:: YOUR GOAL ::
Only the lines from the one with "Reproduce this chart with Plotly." through the one with "0, 1, 1, 0, 1]", inclusive, should be echoed exactly; pictures are left out.

:: RECORDS PROVIDED ::
════════════════════
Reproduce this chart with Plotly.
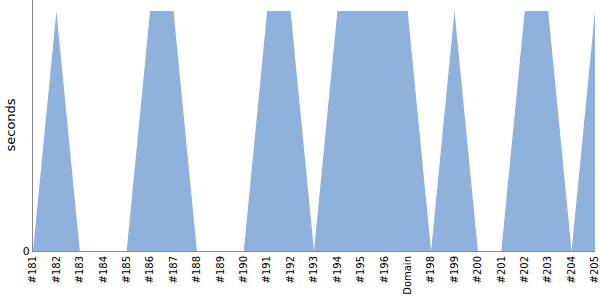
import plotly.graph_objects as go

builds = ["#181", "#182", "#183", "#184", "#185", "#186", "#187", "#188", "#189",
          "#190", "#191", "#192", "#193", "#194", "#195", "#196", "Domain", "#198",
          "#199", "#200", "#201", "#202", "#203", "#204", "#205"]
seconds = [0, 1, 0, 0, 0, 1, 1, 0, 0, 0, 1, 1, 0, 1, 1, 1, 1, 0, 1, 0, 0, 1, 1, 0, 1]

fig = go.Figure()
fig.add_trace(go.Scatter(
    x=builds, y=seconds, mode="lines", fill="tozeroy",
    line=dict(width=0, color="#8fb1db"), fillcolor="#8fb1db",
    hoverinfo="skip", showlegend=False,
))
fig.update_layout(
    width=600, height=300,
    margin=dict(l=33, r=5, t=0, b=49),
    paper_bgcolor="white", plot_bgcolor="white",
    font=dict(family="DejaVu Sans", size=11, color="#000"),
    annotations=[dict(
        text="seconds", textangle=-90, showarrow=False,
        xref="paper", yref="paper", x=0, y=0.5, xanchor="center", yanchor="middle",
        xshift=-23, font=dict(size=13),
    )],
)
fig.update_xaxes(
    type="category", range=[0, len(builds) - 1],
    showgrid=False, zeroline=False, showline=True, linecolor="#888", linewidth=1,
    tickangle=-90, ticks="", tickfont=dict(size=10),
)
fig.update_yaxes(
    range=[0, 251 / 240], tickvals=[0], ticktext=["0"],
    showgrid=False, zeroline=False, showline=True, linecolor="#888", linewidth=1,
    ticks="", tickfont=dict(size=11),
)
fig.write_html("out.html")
════════════════════
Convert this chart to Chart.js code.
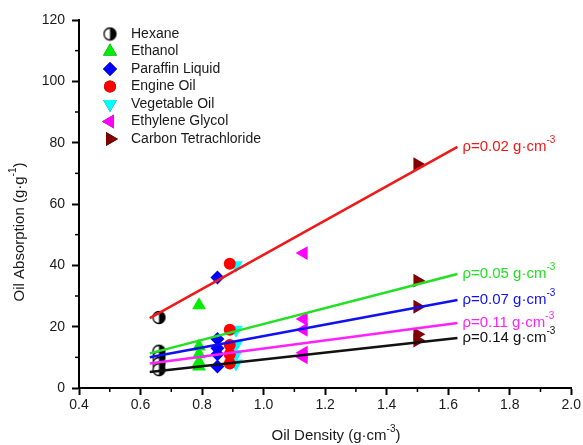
════════════════════
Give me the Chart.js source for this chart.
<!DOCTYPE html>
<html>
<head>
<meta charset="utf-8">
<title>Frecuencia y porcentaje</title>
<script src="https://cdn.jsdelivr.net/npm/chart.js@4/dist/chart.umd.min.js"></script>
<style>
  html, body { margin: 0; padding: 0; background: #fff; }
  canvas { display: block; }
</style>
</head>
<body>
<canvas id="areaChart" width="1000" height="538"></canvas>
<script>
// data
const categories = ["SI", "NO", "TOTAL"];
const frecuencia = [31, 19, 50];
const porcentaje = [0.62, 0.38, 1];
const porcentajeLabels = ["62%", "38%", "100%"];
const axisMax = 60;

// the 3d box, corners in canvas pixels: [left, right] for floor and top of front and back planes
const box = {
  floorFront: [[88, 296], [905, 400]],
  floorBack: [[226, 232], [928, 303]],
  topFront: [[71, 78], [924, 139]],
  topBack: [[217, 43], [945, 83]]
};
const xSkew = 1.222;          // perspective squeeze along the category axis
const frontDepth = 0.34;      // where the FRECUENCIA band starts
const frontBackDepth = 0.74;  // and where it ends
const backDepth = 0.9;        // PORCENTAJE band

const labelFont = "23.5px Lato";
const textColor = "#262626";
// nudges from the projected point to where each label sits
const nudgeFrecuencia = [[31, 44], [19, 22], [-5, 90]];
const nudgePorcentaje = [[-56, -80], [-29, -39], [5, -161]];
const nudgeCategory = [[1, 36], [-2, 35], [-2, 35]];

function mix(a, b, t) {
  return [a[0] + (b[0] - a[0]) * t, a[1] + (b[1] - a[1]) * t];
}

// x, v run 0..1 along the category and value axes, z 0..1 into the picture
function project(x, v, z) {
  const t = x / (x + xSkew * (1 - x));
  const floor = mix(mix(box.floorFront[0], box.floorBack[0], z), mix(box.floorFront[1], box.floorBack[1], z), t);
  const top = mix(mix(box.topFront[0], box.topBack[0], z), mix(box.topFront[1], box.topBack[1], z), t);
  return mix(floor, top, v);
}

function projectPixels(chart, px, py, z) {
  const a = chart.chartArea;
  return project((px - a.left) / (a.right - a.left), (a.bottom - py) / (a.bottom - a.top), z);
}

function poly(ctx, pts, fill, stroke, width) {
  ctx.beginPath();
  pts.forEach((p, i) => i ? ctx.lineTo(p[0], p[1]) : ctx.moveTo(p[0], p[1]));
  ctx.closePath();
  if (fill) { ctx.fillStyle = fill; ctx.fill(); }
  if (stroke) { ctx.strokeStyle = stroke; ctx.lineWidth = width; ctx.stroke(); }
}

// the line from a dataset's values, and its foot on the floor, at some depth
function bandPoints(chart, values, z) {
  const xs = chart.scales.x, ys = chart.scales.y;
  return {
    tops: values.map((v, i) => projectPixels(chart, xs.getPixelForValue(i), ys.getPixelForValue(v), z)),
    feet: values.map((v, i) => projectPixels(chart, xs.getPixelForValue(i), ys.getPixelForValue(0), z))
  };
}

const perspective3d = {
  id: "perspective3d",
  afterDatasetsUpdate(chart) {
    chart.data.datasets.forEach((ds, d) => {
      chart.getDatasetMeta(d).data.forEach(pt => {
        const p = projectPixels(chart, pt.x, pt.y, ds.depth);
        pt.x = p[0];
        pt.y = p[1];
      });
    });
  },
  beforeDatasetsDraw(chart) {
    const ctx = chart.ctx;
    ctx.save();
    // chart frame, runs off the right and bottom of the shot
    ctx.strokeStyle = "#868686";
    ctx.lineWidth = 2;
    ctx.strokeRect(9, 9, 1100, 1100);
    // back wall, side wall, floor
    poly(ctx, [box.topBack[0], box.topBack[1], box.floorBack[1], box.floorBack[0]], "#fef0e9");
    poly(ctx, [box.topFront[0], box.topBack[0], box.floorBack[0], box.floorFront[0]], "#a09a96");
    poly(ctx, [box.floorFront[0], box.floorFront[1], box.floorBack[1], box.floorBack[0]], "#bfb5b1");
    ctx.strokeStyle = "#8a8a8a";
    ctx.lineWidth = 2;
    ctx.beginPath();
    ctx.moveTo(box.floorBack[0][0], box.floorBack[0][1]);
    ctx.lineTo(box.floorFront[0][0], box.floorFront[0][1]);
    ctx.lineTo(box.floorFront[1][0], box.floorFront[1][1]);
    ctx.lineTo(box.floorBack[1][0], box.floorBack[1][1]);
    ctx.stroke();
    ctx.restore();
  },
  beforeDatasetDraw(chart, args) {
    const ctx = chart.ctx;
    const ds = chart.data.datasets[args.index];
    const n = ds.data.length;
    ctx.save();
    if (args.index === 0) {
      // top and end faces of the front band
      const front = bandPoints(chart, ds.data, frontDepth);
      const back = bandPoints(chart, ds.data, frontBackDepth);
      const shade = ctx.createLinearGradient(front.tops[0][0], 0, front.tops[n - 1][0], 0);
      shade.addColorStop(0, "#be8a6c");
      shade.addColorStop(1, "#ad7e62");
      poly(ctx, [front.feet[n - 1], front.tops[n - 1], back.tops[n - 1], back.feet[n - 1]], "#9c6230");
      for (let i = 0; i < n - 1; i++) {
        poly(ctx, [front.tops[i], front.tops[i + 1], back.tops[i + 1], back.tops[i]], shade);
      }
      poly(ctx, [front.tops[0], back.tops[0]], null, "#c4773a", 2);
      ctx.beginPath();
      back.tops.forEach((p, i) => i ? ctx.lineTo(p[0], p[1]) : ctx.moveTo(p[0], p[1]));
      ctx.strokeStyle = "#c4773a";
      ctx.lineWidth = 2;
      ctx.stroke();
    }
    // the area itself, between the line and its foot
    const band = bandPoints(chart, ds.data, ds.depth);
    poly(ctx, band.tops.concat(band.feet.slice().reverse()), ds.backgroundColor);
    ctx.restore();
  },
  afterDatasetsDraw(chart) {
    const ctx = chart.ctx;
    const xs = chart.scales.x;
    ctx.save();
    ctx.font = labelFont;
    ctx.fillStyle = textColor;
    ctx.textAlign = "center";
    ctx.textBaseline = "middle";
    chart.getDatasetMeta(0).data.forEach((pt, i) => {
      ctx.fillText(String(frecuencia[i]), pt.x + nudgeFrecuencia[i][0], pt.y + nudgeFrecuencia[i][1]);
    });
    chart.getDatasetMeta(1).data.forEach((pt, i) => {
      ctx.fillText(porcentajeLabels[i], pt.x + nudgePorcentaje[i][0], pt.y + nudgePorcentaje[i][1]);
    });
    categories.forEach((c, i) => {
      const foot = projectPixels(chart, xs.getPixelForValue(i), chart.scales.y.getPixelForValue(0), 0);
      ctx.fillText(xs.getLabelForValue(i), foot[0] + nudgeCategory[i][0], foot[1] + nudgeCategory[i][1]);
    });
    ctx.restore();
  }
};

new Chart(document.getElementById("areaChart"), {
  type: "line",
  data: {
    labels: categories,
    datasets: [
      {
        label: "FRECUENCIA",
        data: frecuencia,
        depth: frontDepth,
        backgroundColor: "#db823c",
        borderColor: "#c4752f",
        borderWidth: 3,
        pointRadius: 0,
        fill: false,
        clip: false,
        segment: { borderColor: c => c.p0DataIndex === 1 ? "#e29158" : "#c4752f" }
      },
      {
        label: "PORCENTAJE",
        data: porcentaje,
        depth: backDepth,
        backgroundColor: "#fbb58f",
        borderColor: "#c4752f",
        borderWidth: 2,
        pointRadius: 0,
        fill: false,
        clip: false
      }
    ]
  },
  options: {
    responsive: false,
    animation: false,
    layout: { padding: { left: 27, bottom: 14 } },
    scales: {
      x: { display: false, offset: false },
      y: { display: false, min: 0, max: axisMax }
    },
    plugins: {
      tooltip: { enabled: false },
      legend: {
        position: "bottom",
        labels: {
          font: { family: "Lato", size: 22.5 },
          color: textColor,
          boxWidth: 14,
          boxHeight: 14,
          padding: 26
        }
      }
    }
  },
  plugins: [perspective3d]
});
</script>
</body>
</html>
════════════════════
:: TASK OUTPUT ::
Reproduce this chart with Plotly.
import plotly.graph_objects as go

builds = ["#181", "#182", "#183", "#184", "#185", "#186", "#187", "#188", "#189",
          "#190", "#191", "#192", "#193", "#194", "#195", "#196", "Domain", "#198",
          "#199", "#200", "#201", "#202", "#203", "#204", "#205"]
seconds = [0, 1, 0, 0, 0, 1, 1, 0, 0, 0, 1, 1, 0, 1, 1, 1, 1, 0, 1, 0, 0, 1, 1, 0, 1]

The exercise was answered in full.